Ken Blackwell Blames Long Lines On African-American Turnout Machine

Ken Blackwell, the Republican former Ohio Secretary of State who presided over President George W. Bush's 2004 win, on Tuesday suggested that "groups that turn out high numbers of voters" -- instead of restrictions on early voting -- were to blame

Ken Blackwell, the Republican former Ohio Secretary of State who presided over President George W. Bush's 2004 win, on Tuesday suggested that "groups that turn out high numbers of voters" -- instead of restrictions on early voting -- were to blame for long lines in African American precincts.

During an election night appearance on MSNBC, Blackwell explained that the county boards of elections had not deliberately placed too few voting machines in black precincts.

"They have to make practical decisions," he told host Chris Matthews. "They make decisions based on turnout patterns of elections, they put those voting machines and then what happens? There's tremendous organizational effort by Democrats and various groups, labor groups. And they get a great turnout. What does that cause?
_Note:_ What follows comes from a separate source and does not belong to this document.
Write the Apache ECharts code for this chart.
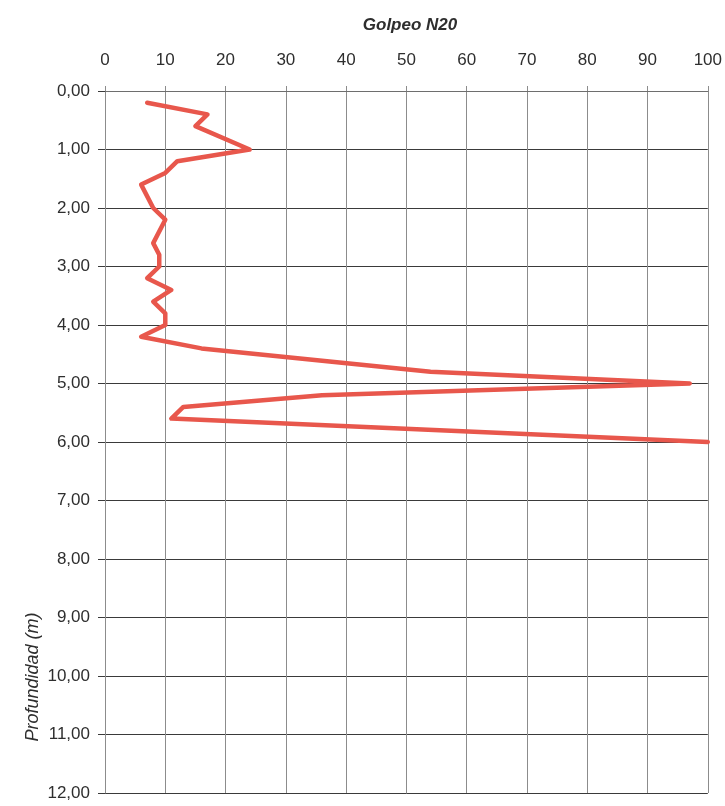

That causes long lines. Nobody is out there deliberately trying to suppress the vote."

"There are people deliberately trying to suppress the vote, let's get that straight," Matthews interrupted.

"I think there was a tremendous turnout in African Americans," Blackwell insisted. "Did they have to stand in line? Yes. Why? Because there was a tremendous organizational effort to turnout the vote."

MSNBC host Al Sharpton pointed out that Ohio Secretary of State Jon Husted had worked to cut back early voting hours, including the Sunday before election day when many African Americans go to the polls.

"He did end up cutting early voting hours," host Rachel Maddow agreed. "In terms of the state of Ohio right now, part of the reason there's long lines is that early voting hours got cut after they tried to cut early voting days. So we don't need to put that on you, that wasn't your decision, but that is what happened in the state."

"I thought it was a bad move to try to take away -- to try to block the tradition of voting on the Sunday before elections," Blackwell agreed. "That was his call. But the reality is we've had long lines due to the success of groups that turn out high numbers of voters."